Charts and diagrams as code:
----
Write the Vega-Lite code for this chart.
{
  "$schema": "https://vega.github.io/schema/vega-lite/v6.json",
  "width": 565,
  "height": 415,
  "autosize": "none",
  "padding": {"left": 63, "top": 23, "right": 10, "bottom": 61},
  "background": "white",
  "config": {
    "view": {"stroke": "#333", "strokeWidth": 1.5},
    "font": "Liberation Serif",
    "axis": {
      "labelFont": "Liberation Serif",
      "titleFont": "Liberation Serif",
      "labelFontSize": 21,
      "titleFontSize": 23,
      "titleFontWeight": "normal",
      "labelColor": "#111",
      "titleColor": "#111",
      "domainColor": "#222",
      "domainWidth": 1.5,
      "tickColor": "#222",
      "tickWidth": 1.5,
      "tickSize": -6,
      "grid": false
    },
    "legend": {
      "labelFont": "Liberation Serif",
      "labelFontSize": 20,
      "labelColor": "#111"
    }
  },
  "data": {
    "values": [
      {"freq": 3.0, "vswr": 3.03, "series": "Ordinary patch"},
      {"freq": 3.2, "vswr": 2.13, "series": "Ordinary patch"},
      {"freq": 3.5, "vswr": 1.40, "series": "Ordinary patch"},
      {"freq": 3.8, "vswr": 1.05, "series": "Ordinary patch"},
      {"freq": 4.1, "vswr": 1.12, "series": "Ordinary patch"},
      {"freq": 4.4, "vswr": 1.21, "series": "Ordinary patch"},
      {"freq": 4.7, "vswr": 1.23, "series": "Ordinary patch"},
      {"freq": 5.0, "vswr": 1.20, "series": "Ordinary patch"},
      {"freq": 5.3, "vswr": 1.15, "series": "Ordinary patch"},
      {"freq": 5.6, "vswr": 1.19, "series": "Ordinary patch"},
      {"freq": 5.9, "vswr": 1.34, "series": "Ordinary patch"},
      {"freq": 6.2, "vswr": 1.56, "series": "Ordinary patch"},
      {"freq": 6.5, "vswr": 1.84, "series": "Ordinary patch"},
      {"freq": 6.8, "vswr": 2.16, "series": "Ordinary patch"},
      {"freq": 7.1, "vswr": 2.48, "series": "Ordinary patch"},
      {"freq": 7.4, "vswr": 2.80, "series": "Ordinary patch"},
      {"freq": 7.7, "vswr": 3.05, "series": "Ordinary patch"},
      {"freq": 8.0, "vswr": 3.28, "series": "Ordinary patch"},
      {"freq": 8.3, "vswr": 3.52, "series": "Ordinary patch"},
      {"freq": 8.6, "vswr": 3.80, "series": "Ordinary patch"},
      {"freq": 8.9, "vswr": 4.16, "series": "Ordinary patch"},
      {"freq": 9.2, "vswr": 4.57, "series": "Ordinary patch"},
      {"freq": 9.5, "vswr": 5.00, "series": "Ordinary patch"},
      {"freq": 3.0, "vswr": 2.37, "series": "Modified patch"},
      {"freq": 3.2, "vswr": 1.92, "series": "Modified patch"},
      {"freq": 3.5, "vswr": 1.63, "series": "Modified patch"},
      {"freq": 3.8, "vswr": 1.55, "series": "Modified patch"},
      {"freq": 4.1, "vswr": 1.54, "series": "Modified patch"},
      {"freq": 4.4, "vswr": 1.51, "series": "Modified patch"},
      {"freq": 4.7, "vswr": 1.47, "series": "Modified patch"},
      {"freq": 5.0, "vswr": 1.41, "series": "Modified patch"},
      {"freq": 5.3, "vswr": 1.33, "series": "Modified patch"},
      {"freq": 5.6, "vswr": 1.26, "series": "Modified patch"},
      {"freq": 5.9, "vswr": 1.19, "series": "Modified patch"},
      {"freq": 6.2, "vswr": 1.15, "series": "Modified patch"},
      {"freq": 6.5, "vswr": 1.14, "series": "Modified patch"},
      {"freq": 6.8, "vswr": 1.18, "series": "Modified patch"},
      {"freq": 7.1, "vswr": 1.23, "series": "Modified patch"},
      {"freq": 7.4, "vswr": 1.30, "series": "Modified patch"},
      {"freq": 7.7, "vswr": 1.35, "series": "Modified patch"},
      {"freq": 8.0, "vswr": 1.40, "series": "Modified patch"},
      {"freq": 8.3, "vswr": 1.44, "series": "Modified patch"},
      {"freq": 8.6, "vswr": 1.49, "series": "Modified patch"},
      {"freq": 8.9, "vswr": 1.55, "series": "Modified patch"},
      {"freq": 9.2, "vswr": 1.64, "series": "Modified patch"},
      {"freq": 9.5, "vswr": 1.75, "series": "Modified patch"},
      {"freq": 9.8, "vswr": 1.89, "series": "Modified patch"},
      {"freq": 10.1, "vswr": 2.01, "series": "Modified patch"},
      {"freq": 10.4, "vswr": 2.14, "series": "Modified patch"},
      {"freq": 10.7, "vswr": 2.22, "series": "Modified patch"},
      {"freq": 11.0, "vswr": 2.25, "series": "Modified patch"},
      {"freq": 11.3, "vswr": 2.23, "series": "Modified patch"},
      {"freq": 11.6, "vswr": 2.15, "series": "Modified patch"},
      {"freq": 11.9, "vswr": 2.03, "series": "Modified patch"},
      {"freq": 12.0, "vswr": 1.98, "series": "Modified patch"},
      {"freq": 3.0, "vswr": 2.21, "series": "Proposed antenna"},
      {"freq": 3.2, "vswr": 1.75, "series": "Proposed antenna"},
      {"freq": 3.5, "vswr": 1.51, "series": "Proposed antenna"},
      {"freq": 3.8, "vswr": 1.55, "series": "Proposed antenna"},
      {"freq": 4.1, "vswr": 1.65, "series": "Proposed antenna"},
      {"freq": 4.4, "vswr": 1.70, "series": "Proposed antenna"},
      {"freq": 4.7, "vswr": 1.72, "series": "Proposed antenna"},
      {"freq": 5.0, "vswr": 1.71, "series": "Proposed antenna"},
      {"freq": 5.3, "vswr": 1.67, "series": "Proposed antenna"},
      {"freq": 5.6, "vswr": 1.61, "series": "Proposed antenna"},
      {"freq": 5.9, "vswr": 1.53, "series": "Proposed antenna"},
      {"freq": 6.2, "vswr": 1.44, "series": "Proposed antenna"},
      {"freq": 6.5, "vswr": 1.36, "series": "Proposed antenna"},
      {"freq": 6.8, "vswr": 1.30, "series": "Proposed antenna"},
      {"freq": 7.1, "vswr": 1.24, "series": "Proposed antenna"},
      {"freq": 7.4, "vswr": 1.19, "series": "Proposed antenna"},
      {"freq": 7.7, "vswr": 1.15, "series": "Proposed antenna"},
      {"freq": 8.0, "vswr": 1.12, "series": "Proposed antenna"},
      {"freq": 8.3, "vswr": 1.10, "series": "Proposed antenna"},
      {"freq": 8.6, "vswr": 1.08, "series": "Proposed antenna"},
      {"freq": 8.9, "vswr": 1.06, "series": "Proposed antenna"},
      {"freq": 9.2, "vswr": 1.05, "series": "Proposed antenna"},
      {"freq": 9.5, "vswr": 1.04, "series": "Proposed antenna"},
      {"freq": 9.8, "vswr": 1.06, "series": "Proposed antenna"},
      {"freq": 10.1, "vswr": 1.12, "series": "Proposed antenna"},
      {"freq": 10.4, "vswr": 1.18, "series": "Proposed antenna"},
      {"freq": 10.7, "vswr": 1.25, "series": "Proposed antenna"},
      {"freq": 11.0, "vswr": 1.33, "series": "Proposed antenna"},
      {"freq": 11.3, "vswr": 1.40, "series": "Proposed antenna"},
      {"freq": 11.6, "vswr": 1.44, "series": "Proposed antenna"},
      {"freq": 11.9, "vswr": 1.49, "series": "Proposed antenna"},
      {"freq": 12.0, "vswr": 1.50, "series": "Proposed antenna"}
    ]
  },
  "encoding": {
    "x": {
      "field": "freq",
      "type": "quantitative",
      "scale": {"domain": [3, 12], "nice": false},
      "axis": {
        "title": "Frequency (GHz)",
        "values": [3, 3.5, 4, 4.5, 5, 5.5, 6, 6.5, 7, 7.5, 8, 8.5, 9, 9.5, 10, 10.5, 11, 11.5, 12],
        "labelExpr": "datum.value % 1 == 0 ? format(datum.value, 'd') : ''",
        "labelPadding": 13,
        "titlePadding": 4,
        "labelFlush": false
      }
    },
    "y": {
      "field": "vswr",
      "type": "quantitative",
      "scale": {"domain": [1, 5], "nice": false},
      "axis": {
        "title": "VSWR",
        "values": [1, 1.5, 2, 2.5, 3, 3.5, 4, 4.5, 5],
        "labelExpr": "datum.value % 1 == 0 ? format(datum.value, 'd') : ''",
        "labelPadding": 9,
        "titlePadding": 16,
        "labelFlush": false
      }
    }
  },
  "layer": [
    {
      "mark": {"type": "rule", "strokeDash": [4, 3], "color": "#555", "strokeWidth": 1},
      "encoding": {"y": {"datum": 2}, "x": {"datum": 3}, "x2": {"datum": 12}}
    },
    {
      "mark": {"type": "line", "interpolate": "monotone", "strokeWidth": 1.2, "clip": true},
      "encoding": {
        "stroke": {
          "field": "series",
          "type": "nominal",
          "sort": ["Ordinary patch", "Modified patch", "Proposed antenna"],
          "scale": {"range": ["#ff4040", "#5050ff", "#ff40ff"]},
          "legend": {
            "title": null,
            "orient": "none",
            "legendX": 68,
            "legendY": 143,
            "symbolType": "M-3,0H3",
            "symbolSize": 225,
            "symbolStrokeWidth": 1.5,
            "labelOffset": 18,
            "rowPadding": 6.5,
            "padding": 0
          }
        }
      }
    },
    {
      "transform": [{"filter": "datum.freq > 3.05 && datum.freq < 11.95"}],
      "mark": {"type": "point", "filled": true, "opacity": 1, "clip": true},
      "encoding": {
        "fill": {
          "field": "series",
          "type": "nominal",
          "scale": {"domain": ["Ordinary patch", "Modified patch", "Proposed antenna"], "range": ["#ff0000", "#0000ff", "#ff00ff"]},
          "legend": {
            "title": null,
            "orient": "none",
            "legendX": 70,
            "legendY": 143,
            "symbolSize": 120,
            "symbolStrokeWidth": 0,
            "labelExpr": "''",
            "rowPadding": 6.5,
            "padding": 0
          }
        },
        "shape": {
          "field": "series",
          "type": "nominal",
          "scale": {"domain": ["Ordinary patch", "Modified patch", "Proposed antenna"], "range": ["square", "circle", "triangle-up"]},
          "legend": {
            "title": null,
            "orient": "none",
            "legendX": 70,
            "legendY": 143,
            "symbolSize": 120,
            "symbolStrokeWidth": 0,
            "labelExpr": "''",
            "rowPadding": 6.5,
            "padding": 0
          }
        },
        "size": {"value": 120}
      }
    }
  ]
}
----
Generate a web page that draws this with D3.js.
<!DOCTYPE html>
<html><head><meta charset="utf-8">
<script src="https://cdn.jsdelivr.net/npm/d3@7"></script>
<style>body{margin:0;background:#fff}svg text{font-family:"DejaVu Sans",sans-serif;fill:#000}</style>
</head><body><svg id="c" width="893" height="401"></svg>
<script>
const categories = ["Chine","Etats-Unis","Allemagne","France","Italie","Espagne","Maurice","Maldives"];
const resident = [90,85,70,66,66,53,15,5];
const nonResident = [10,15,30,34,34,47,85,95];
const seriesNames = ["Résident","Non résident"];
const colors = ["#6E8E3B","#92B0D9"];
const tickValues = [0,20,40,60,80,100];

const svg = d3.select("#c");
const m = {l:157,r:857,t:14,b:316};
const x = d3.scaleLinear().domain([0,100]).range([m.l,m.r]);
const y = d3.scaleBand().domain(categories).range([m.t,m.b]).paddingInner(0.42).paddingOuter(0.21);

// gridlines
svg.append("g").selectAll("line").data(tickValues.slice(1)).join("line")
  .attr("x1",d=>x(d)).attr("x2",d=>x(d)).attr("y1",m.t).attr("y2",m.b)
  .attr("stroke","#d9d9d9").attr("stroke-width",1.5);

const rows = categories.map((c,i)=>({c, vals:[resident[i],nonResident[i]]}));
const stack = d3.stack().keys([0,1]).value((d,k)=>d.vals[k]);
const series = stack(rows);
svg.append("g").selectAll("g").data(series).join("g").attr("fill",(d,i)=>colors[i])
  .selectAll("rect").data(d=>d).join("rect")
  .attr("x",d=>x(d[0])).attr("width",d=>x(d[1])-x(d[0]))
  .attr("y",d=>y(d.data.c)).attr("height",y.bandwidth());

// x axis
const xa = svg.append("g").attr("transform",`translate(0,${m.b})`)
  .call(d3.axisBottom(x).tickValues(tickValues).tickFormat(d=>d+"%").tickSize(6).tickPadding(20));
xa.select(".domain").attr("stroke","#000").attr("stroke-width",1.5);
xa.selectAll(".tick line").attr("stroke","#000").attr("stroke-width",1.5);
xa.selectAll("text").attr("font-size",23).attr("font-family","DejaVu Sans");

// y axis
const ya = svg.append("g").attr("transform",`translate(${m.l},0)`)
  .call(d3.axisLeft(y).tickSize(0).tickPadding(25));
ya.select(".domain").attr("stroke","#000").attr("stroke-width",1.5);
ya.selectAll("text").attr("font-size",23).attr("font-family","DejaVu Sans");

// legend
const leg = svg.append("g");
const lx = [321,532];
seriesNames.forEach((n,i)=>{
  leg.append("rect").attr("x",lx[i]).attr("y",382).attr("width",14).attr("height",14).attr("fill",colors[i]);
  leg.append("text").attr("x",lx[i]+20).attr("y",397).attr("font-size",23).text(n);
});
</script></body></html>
----
Goal of the exercise:
Show every line of the records above that contains the word "this".

Final result:
Write the Vega-Lite code for this chart.
Generate a web page that draws this with D3.js.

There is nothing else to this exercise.